You’re asking this: How are these two entries (e.g., colleges) jointly unique or special?
- Can I use the Compare option to compare all entries vs all other entries?
Right now we just offer comparisons to the top-10 or so most similar, and to other data-specific peers, such as neighboring colleges, athletic conference rivals, or baseball players who played the same position for the same franchise.
- What’s the Profile section?
The profile is a verbal description of much of an entry's data, also written by software.
- Some of the college pages show a Rivals option. Is that related to sports?
If the college is in a football athletic conference - as last reported by the National Center for Education Statistics - which has at least six members, then clicking on Rivals will allow comparisons against each of the conference rivals.
- In the baseball application, a player entry is a player/team/year triplet. Why did you formulate the entries this way?

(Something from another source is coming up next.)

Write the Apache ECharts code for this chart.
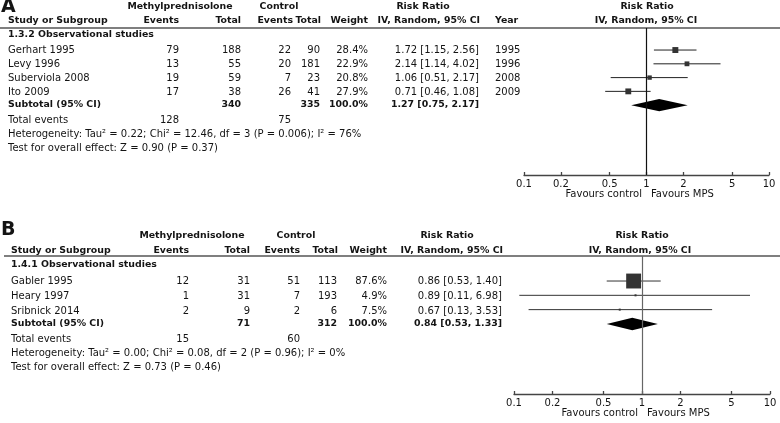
<!DOCTYPE html>
<html><head><meta charset="utf-8">
<script src="https://cdn.jsdelivr.net/npm/echarts@6/dist/echarts.min.js"></script>
<style>html,body{margin:0;padding:0;background:#fff}#c{width:780px;height:423px}</style>
</head><body><div id="c"></div>
<script>
// ---------- Panel A data ----------
const sectionA = '1.3.2 Observational studies';
const studiesA = ['Gerhart 1995', 'Levy 1996', 'Suberviola 2008', 'Ito 2009'];
const mpsEventsA = [79, 13, 19, 17];
const mpsTotalA = [188, 55, 59, 38];
const ctrlEventsA = [22, 20, 7, 26];
const ctrlTotalA = [90, 181, 23, 41];
const weightA = [28.4, 22.9, 20.8, 27.9];
const rrA = [1.72, 2.14, 1.06, 0.71];
const lowA = [1.15, 1.14, 0.51, 0.46];
const highA = [2.56, 4.02, 2.17, 1.08];
const yearA = [1995, 1996, 2008, 2009];
const subtotalA = { mpsTotal: 340, ctrlTotal: 335, weight: 100.0, rr: 1.27, low: 0.75, high: 2.17 };
const totalEventsA = [128, 75];
const hetA = { tau2: '0.22', chi2: '12.46', df: 3, p: '0.006', i2: '76%' };
const testA = { z: '0.90', p: '0.37' };

// ---------- Panel B data ----------
const sectionB = '1.4.1 Observational studies';
const studiesB = ['Gabler 1995', 'Heary 1997', 'Sribnick 2014'];
const mpsEventsB = [12, 1, 2];
const mpsTotalB = [31, 31, 9];
const ctrlEventsB = [51, 7, 2];
const ctrlTotalB = [113, 193, 6];
const weightB = [87.6, 4.9, 7.5];
const rrB = [0.86, 0.89, 0.67];
const lowB = [0.53, 0.11, 0.13];
const highB = [1.40, 6.98, 3.53];
const subtotalB = { mpsTotal: 71, ctrlTotal: 312, weight: 100.0, rr: 0.84, low: 0.53, high: 1.33 };
const totalEventsB = [15, 60];
const hetB = { tau2: '0.00', chi2: '0.08', df: 2, p: '0.96', i2: '0%' };
const testB = { z: '0.73', p: '0.46' };

// ---------- axis ticks ----------
const tickValues = [0.1, 0.2, 0.5, 1, 2, 5, 10];
const tickLabels = ['0.1', '0.2', '0.5', '1', '2', '5', '10'];

// ---------- rendering ----------
const FF = '"DejaVu Sans", "Noto Sans", sans-serif';
const FS = 10;
const FSB = 9.4;
const chart = echarts.init(document.getElementById('c'), null, { renderer: 'canvas' });

function T(x, y, s, align, bold, size) {
  return {
    type: 'text', x: x, y: y, silent: true,
    style: {
      text: String(s), fill: '#141414',
      font: (bold ? 'bold ' : '') + (size || (bold ? FSB : FS)) + 'px ' + FF,
      align: align || 'left', verticalAlign: 'middle'
    }
  };
}
const ci = (r, l, h) => r.toFixed(2) + ' [' + l.toFixed(2) + ', ' + h.toFixed(2) + ']';
const pct = w => w.toFixed(1) + '%';

function panelText(P, d) {
  const g = [];
  g.push(T(P.letterX, P.letterY, P.letter, 'left', true, 19));
  g.push(T(P.mpsHeadX, P.h1, 'Methylprednisolone', 'center', true));
  g.push(T(P.ctrlHeadX, P.h1, 'Control', 'center', true));
  g.push(T(P.rrHeadX, P.h1, 'Risk Ratio', 'center', true));
  g.push(T(P.plotHeadX, P.h1, 'Risk Ratio', 'center', true));
  g.push(T(P.cStudy, P.h2, 'Study or Subgroup', 'left', true));
  g.push(T(P.cME, P.h2, 'Events', 'right', true));
  g.push(T(P.cMT, P.h2, 'Total', 'right', true));
  g.push(T(P.cCE + P.hOff2, P.h2, 'Events', 'right', true));
  g.push(T(P.cCT + 1, P.h2, 'Total', 'right', true));
  g.push(T(P.cW, P.h2, 'Weight', 'right', true));
  g.push(T(P.cRR + 1, P.h2, 'IV, Random, 95% CI', 'right', true));
  if (d.year) g.push(T(P.cYear, P.h2, 'Year', 'left', true));
  g.push(T(P.plotHeadX2, P.h2, 'IV, Random, 95% CI', 'center', true));
  g.push({ type: 'line', silent: true, shape: { x1: P.lineX0, y1: P.lineY, x2: 780, y2: P.lineY }, style: { stroke: '#555', lineWidth: 1.5 } });
  g.push(T(P.cStudy, P.sec, d.section, 'left', true));
  d.studies.forEach((s, i) => {
    const y = P.rows[i];
    g.push(T(P.cStudy, y, s, 'left'));
    g.push(T(P.cME, y, d.me[i], 'right'));
    g.push(T(P.cMT, y, d.mt[i], 'right'));
    g.push(T(P.cCE, y, d.ce[i], 'right'));
    g.push(T(P.cCT, y, d.ct[i], 'right'));
    g.push(T(P.cW, y, pct(d.w[i]), 'right'));
    g.push(T(P.cRR, y, ci(d.rr[i], d.lo[i], d.hi[i]), 'right'));
    if (d.year) g.push(T(P.cYear, y, d.year[i], 'left'));
  });
  const st = d.sub;
  g.push(T(P.cStudy, P.subY, 'Subtotal (95% CI)', 'left', true));
  g.push(T(P.cMT, P.subY, st.mpsTotal, 'right', true));
  g.push(T(P.cCT, P.subY, st.ctrlTotal, 'right', true));
  g.push(T(P.cW, P.subY, pct(st.weight), 'right', true));
  g.push(T(P.cRR, P.subY, ci(st.rr, st.low, st.high), 'right', true));
  g.push(T(P.cStudy, P.teY, 'Total events', 'left'));
  g.push(T(P.cME, P.teY, d.te[0], 'right'));
  g.push(T(P.cCE, P.teY, d.te[1], 'right'));
  const h = d.het;
  g.push(T(P.cStudy, P.hetY, 'Heterogeneity: Tau\u00B2 = ' + h.tau2 + '; Chi\u00B2 = ' + h.chi2 + ', df = ' + h.df + ' (P = ' + h.p + '); I\u00B2 = ' + h.i2, 'left'));
  g.push(T(P.cStudy, P.testY, 'Test for overall effect: Z = ' + d.test.z + ' (P = ' + d.test.p + ')', 'left'));
  g.push(T(P.oneX - 4, P.favY, 'Favours control', 'right'));
  g.push(T(P.oneX + 5, P.favY, 'Favours MPS', 'left'));
  return g;
}

const layA = {
  letter: 'A', letterX: 1, letterY: 7,
  h1: 7, h2: 21, lineY: 28, lineX0: 0, sec: 35,
  rows: [50, 64, 78, 92], subY: 105, teY: 120, hetY: 134, testY: 148, favY: 194,
  cStudy: 8, cME: 179, cMT: 241, cCE: 291, cCT: 320, cW: 368, cRR: 479, cYear: 495,
  hOff2: 2,
  mpsHeadX: 180, ctrlHeadX: 279, rrHeadX: 423, plotHeadX: 647, plotHeadX2: 646, oneX: 646
};
const layB = {
  letter: 'B', letterX: 1, letterY: 230,
  h1: 236, h2: 251, lineY: 256, lineX0: 4, sec: 265,
  rows: [281, 296, 311], subY: 324, teY: 339, hetY: 353, testY: 367, favY: 413,
  cStudy: 11, cME: 189, cMT: 250, cCE: 300, cCT: 337, cW: 387, cRR: 502, cYear: null,
  hOff2: 0,
  mpsHeadX: 192, ctrlHeadX: 296, rrHeadX: 447, plotHeadX: 642, plotHeadX2: 640, oneX: 642
};
const dA = { section: sectionA, studies: studiesA, me: mpsEventsA, mt: mpsTotalA, ce: ctrlEventsA, ct: ctrlTotalA, w: weightA, rr: rrA, lo: lowA, hi: highA, year: yearA, sub: subtotalA, te: totalEventsA, het: hetA, test: testA };
const dB = { section: sectionB, studies: studiesB, me: mpsEventsB, mt: mpsTotalB, ce: ctrlEventsB, ct: ctrlTotalB, w: weightB, rr: rrB, lo: lowB, hi: highB, year: null, sub: subtotalB, te: totalEventsB, het: hetB, test: testB };

function xAxisCfg(idx, color) {
  return {
    gridIndex: idx, type: 'log', logBase: 10, min: 0.1, max: 10, position: 'bottom',
    axisLine: { show: true, onZero: false, lineStyle: { color: color, width: 1.3 } },
    axisTick: { show: true, customValues: tickValues, inside: true, length: 3, lineStyle: { color: color, width: 1.3 } },
    minorTick: { show: false },
    axisLabel: {
      customValues: tickValues, margin: 4, fontSize: 10, fontFamily: FF, color: '#141414',
      formatter: v => { let b = 0; tickValues.forEach((t, i) => { if (Math.abs(Math.log10(t) - Math.log10(v)) < Math.abs(Math.log10(tickValues[b]) - Math.log10(v))) b = i; }); return tickLabels[b]; }
    },
    splitLine: { show: false }
  };
}

function studySeries(idx, rr, lo, hi, w, k, lineColor) {
  return {
    type: 'custom', xAxisIndex: idx, yAxisIndex: idx, clip: false,
    encode: { x: [0, 1, 2], y: 3 },
    data: rr.map((r, i) => [r, lo[i], hi[i], i + 1, w[i]]),
    renderItem: (params, api) => {
      const c = api.coord([api.value(0), api.value(3)]);
      const a = api.coord([api.value(1), api.value(3)]);
      const b = api.coord([api.value(2), api.value(3)]);
      const s = Math.max(2, api.value(4) * k);
      return {
        type: 'group', children: [
          { type: 'line', shape: { x1: a[0], y1: a[1], x2: b[0], y2: b[1] }, style: { stroke: lineColor, lineWidth: 1 } },
          { type: 'rect', shape: { x: c[0] - s / 2, y: c[1] - s / 2, width: s, height: s }, style: { fill: '#333' } }
        ]
      };
    },
    markLine: {
      silent: true, symbol: 'none', label: { show: false },
      lineStyle: { color: idx === 0 ? '#111' : '#666', width: 1.2, type: 'solid' },
      data: [{ xAxis: 1 }]
    }
  };
}

function diamondSeries(idx, sub, row) {
  return {
    type: 'custom', xAxisIndex: idx, yAxisIndex: idx, clip: false,
    encode: { x: [0, 1, 2], y: 3 },
    data: [[sub.rr, sub.low, sub.high, row]],
    renderItem: (params, api) => {
      const c = api.coord([api.value(0), api.value(3)]);
      const a = api.coord([api.value(1), api.value(3)]);
      const b = api.coord([api.value(2), api.value(3)]);
      const h = 6.2;
      return {
        type: 'polygon',
        shape: { points: [[a[0], a[1]], [c[0], c[1] - h], [b[0], b[1]], [c[0], c[1] + h]] },
        style: { fill: '#000' }
      };
    }
  };
}

chart.setOption({
  animation: false,
  backgroundColor: '#fff',
  grid: [
    { left: 524, right: 11, top: 28, height: 147 },
    { left: 514, right: 10, top: 256, height: 138 }
  ],
  xAxis: [xAxisCfg(0, '#444'), xAxisCfg(1, '#444')],
  yAxis: [
    { gridIndex: 0, type: 'value', min: -0.6, max: 10.07, inverse: true, show: false, splitLine: { show: false } },
    { gridIndex: 1, type: 'value', min: -0.75, max: 8.9, inverse: true, show: false, splitLine: { show: false } }
  ],
  series: [
    studySeries(0, rrA, lowA, highA, weightA, 0.21, '#222'),
    diamondSeries(0, subtotalA, studiesA.length + 1),
    studySeries(1, rrB, lowB, highB, weightB, 0.17, '#333'),
    diamondSeries(1, subtotalB, studiesB.length + 1)
  ],
  graphic: { elements: panelText(layA, dA).concat(panelText(layB, dB)) }
});
</script>
</body></html>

In baseball, it's common to compare a player's season to himself, or a team's season to itself, in other seasons, and we wanted to enable this. Sometimes an insight will refer to an attribute that doesn't change - or change much - across seasons, e.g., a player's height, birthplace, and throwing arm, or whether the player is a future manager. In those cases involving static attributes, we take account of the fact that careers span multiple seasons while generating the outputs, including the comparison peer groups.
- How does the colleges application differ from the baseball application?
The same software analyzes the data and generates the web application, but the underlying data models are different. For colleges, there is no time dimension. For baseball teams, a same entity (i.e., team) performs differently aross various year or seasons. The players data
model is the most elaborate, since players also perform across various years, but also belong to a team, possibly even multiple teams in a same year.
- What if a player is traded mid-season, or even traded again to the same team?
A player entry is a player/team/year and a team entry is a team/year. If a player is traded to a second team, then the statistics for that team will constitute a separate entry. If the player is then traded back to the first team (as has actually occurred in baseball history), then the player's statistics during the same team/season are combined into one entry.
- Where are you based?
Pittsburgh, Pennsylvania, USA.
- Where does this software run?
In the cloud. That is, on remote servers of standard capacity.
- Who are your investors, and are you looking for new ones?
We are self-funded and not looking for investors at this time.
- Where does your name come from?
The software occasionally generates statements of the form “Only A is both P and Q” or “Only A has both as many X and as many Y”. This latter formulation is relatively rare in human-written text, but is elegantly concise and precise, and so inspired our name. Furthermore, only OnlyBoth both discovers new insights in data and writes them up in perfect English.